Despite this violent act, Aytac says the “attribution of violence to left politics is very bad” and believes the left in Turkey is becoming isolated because it offers no serious political representation to the public.

Experts say the reasons for the upsurge in violence can be traced to the 2013 Gezi Park protests in Istanbul and the war in neighbouring Syria.

Peace talks between the Kurdistan Workers Party (PKK) and Ankara to end the 30-year conflict have been ongoing for two years and have also forced the left to reassess its ideological stances.
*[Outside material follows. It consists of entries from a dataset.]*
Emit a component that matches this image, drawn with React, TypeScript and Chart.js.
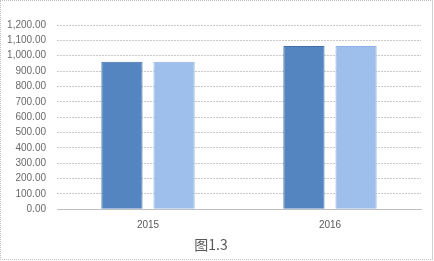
import React, { useEffect, useRef } from "react";
import { Chart, registerables } from "chart.js";

Chart.register(...registerables);

const categories = ["2015", "2016"];
const seriesA = [960, 1064];
const seriesB = [960, 1064];
const yTickMax = 1200;
const yTickStep = 100;
const titleText = "图1.3";

export default function App() {
  const ref = useRef<HTMLCanvasElement | null>(null);
  useEffect(() => {
    if (!ref.current) return;
    const chart = new Chart(ref.current, {
      type: "bar",
      data: {
        labels: categories,
        datasets: [
          {
            label: "A",
            data: seriesA,
            backgroundColor: "#5585c0",
            borderColor: "#3f6ea8",
            borderWidth: 1,
            categoryPercentage: 0.573,
            barPercentage: 0.79,
          },
          {
            label: "B",
            data: seriesB,
            backgroundColor: "#9ebfec",
            borderColor: "#8fb3e6",
            borderWidth: 1,
            categoryPercentage: 0.573,
            barPercentage: 0.79,
          },
        ],
      },
      options: {
        animation: false,
        responsive: false,
        maintainAspectRatio: false,
        layout: { padding: { left: 0, right: 11, top: 24, bottom: 3 } },
        plugins: {
          legend: { display: false },
          tooltip: { enabled: false },
          title: {
            display: true,
            text: titleText,
            position: "bottom",
            color: "#595959",
            font: { family: "'Noto Sans CJK SC', 'Liberation Sans'", size: 14, weight: "normal" },
            padding: { top: 3, bottom: 3 },
          },
        },
        scales: {
          x: {
            grid: { display: false },
            border: { display: true, color: "#bfbfbf" },
            ticks: {
              color: "#595959",
              font: { family: "'Liberation Sans', Arial", size: 10 },
              padding: 2,
            },
          },
          y: {
            min: 0,
            max: yTickMax,
            afterFit: (s: any) => { s.width = 56; },
            ticks: {
              stepSize: yTickStep,
              autoSkip: false,
              color: "#6a6a6a",
              font: { family: "'Liberation Sans', Arial", size: 10 },
              padding: 11,
              callback: (v: any) =>
                Number(v).toLocaleString("en-US", { minimumFractionDigits: 2, maximumFractionDigits: 2 }),
            },
            grid: { color: "#c8c8c8", drawTicks: false, lineWidth: 1 },
            border: { display: false, dash: [2, 1] },
          },
        },
      },
    });
    return () => chart.destroy();
  }, []);
  return (
    <div
      style={{
        position: "fixed",
        left: 0,
        top: 0,
        width: 433,
        height: 260,
        boxSizing: "border-box",
        borderTop: "1px dotted #bfbfbf",
        borderLeft: "1px dotted #bfbfbf",
        borderBottom: "1px dotted #bfbfbf",
        borderRight: "1px solid #d0d0d0",
        background: "#fff",
      }}
    >
      <canvas ref={ref} width={431} height={258} style={{ display: "block" }} />
    </div>
  );
}
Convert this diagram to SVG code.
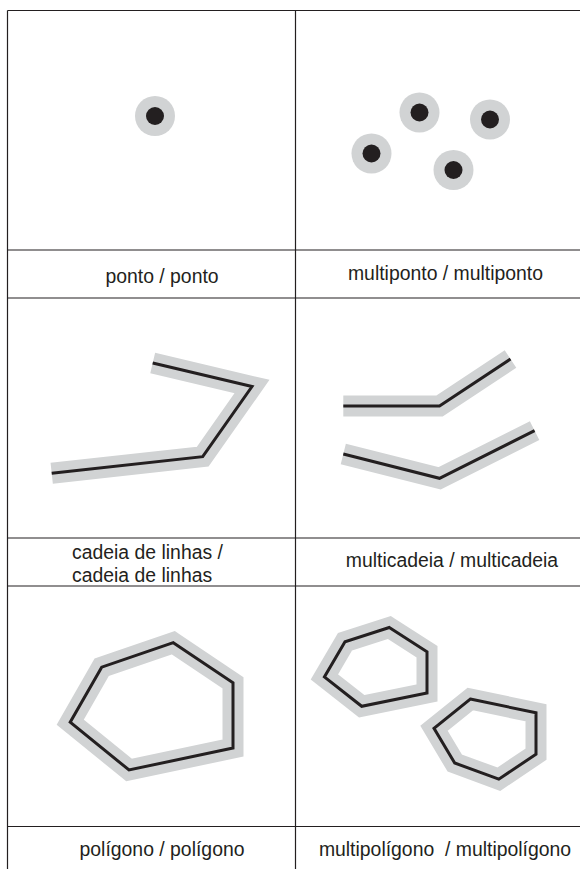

“There always has been violence in Turkish politics because of the authoritarian nature of the state, but this is very much related to the Gezi Park events and [the] confrontational way in which the police approached them,” says Joost Jongerden of the Wageningen University and Research Centre in The Netherlands.

“What is worrisome is the fact that politics in Turkey is becoming increasingly authoritarian.”

Turkey's leaders are continuing their show of defiance. Last week, prime minister Ahmet Davutoglu attended the funeral of Mr Kiraz, while 12 months ago, President Recep Tayyip Erdogan referred to teenager Elvan as being "connected to terrorist organisations", just days after the child's death.

Meanwhile, radical leftist groups have promised to keep up their campaign for justice for Elvan.

“Anger of millions”

A Marxist-Leninist youth group known as the TMLGB, which is popular in Sarigazi, says the “fascist state cannot restrain the anger of millions . . . attacking people with gas, thousands of wounded people, hundreds of detained . . . Our weapons will be silent.”

Ugur Aytac also believes the ruling AKP encourages terrorist acts such as this month’s hostage taking of the prosecutor.

“The sense of justice in AKP’s Turkey is so disturbed that it leads to a belief that people cannot obtain justice,” he says, “and this problem creates social conditions in which terrorism establishes itself.”